Thursday, June 27, 2013

Summertime Blues

The best part of being a teacher, is that we have don't work in the summer. However, ask any teacher and they'll tell you that most teachers work in the summer to supplement their income. There is one income in my house: mine. That salary has to stretch 12 months and include daycare plus the major needs in life for myself, E, and my fur family. 

I've been a teacher for almost 10 years and have worked almost every summer to earn extra money. There are 2 exceptions: when I got my first teaching job, lived at home, and made more than enough to take care of my bills, and the summer after my son was born (but I still worked 2 weeks of summer school so I don't know if it counts). 

This year I'm teaching 3 weeks summer school again. I'm lucky that my mom is able to come down and watch E or this wouldn't happen. However, it's sometimes hard not to feel upset when I realize that I barely see E during the school year work week and, though the hours are better, I'll be gone again during the summer. The mommy guilt will kill you if you let it. Also, the summer is when I mentally recharge from everything so I'm fresh and ready for another year with my students.

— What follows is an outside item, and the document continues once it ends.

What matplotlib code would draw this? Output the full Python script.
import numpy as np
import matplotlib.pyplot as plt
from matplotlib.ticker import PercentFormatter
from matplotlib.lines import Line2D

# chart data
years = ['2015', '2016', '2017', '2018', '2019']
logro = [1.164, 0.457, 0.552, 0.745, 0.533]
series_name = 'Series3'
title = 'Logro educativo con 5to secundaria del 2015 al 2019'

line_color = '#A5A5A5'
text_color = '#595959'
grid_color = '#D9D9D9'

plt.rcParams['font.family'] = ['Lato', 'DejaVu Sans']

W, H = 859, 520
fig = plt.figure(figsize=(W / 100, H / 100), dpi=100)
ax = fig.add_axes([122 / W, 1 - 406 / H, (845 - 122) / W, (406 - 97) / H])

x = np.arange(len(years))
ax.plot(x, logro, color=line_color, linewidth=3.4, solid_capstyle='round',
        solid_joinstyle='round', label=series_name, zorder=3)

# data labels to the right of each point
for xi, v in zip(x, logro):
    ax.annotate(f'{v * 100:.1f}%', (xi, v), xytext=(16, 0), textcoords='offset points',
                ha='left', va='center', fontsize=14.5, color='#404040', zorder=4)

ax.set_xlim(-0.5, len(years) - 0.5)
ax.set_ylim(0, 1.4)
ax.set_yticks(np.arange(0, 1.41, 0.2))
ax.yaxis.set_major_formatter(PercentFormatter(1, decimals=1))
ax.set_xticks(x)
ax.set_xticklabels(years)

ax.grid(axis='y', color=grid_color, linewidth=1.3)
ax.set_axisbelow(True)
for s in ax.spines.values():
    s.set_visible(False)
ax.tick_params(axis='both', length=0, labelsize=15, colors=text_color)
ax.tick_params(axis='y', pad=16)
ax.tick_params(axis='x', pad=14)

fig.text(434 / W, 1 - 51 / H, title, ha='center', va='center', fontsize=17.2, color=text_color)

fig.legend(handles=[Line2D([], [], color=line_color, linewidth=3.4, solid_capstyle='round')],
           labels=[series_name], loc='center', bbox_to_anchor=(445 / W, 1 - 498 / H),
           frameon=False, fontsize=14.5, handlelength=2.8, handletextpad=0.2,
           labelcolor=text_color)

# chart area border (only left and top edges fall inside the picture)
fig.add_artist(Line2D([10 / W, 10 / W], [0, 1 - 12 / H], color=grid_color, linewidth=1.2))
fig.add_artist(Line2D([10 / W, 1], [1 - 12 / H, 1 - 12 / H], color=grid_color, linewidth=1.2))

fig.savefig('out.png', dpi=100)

The money is going to pay the bills, as well as pay for next year's vacation to Disney (yay!); therefore I can't complain too much. I need to work and there's a venue for me to help kids, which is why I became a teacher in the first place. Let me end this by saying that maybe money doesn't buy happiness, but it certainly helps.

Friday, June 21, 2013

It Takes a Village

A lot of people tell me that they could never be a parent on their own and they don't know how I do it. Whenever someone says this to me, I am not sure what to say. I grew up in a two parent household. My parents were very supportive of my decision to adopt as a single mother. This may be because I am adopted or because I have always wanted to adopt and made my feelings very clear from the time I was 20.

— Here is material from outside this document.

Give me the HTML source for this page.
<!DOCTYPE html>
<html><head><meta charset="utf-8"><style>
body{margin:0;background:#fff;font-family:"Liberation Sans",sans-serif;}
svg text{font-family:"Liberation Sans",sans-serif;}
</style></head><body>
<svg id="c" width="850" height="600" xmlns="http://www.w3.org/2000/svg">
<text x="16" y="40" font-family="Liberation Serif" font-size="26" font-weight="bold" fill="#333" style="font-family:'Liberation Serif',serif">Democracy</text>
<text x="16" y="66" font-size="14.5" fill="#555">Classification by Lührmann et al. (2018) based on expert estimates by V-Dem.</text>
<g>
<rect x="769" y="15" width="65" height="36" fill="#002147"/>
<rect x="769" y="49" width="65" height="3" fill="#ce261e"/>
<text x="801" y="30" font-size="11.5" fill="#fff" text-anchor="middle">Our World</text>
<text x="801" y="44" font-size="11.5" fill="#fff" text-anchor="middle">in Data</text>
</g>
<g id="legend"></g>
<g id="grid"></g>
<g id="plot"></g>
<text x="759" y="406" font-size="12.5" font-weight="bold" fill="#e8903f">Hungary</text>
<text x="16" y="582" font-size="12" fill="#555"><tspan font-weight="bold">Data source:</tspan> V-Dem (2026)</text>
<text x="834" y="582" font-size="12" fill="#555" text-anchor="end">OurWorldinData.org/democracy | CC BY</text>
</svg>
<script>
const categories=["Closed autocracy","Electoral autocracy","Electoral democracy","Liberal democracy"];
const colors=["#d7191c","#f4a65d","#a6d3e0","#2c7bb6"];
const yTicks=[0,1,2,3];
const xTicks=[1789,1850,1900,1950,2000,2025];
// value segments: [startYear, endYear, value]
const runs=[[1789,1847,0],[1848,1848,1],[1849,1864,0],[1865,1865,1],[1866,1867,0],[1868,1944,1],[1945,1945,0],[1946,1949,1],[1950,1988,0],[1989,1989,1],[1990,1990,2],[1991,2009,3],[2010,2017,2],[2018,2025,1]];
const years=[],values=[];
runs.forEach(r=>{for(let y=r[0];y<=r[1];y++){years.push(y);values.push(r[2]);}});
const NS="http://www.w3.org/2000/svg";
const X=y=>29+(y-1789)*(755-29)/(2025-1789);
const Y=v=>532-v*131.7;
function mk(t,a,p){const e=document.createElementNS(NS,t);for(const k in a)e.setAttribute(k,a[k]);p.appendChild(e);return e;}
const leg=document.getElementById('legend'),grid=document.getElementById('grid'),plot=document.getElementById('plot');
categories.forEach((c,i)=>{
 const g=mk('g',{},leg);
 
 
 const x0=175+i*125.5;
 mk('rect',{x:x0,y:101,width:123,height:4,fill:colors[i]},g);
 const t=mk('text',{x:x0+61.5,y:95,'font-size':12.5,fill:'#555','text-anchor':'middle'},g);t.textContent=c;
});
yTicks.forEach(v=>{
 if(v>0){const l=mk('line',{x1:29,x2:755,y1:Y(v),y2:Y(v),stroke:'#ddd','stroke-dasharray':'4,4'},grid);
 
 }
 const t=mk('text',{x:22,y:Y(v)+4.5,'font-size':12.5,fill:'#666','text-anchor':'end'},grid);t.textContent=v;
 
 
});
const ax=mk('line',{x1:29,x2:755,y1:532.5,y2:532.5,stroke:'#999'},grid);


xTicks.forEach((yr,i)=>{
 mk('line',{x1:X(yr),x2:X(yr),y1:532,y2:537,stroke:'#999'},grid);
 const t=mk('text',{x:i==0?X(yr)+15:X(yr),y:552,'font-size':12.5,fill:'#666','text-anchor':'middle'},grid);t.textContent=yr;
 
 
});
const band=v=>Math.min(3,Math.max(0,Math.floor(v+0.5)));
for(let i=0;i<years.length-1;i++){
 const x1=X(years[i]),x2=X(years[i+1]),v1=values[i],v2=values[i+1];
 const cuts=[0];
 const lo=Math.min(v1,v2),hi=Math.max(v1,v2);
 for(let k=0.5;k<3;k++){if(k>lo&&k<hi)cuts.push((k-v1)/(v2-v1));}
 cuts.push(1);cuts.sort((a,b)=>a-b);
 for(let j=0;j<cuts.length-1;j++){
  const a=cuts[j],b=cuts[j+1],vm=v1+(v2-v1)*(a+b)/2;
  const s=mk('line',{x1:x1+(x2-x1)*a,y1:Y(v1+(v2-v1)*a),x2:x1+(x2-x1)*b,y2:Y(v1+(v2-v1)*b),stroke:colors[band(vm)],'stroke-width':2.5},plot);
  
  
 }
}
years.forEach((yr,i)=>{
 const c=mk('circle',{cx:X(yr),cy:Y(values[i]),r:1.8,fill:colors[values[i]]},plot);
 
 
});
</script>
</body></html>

I've seen a lot of great relationships (my grandparents) and countless relationships that ended in break ups, divorce, or one spouse doing the work of 2 spouses in a marriage. Don't get me wrong: I believe in marriage. I would love to get married one day, but I also didn't want to wake up one day and realize that I missed my chance at motherhood. Single parenting is the only way I know how to be a parent. We're a team of 2 instead of 3!

How do you do it? Build your village. I have a village surrounding my child. Hillary Clinton wrote a book with the same title, and she's completely right (I'm sure my dad is rolling in his grave as I'm writing this). E is surrounded by a loving family, even if they are far away. He is the center of attention at family gatherings and when we visit home, my aunt and uncle always make sure they visit so they can see him. He has 2 Nanas and one Papa (my uncle) as well as my sister, cousins, and their spouses that get very excited when he comes to visit.

I also have extremely supportive friends, neighbors, and co-workers. Helpful hint: when someone says they'll babysit when you need them, take them up on the offer. I had a co-worker say that she would take E if I ever needed her. He brought home the stomach bug when he was 7 months old and passed it on to me. My mother lives several hours away and was working at the time so she couldn't help. I couldn't take care of E (my worst fear) and I called my co-worker for help. She picked him up the next day so I could sleep and kept him for 6 hours. She's also taken him so I could have a Mommy's Night Out with friends (well needed!).

I have three very good friends that E sees regularly and have been with me from the beginning of the adoption process. Two of them are moms and I have called them many, many times for advice or hand holding. The other friend is a great listener and, though she has no children, takes E once a month so that I can get my hair cut and styled (one of my few mommy must haves).

Build your village. Surround yourself with friends and family (if possible). Don't feel guilty if you need to call one of them for help or advice. You would do it for them.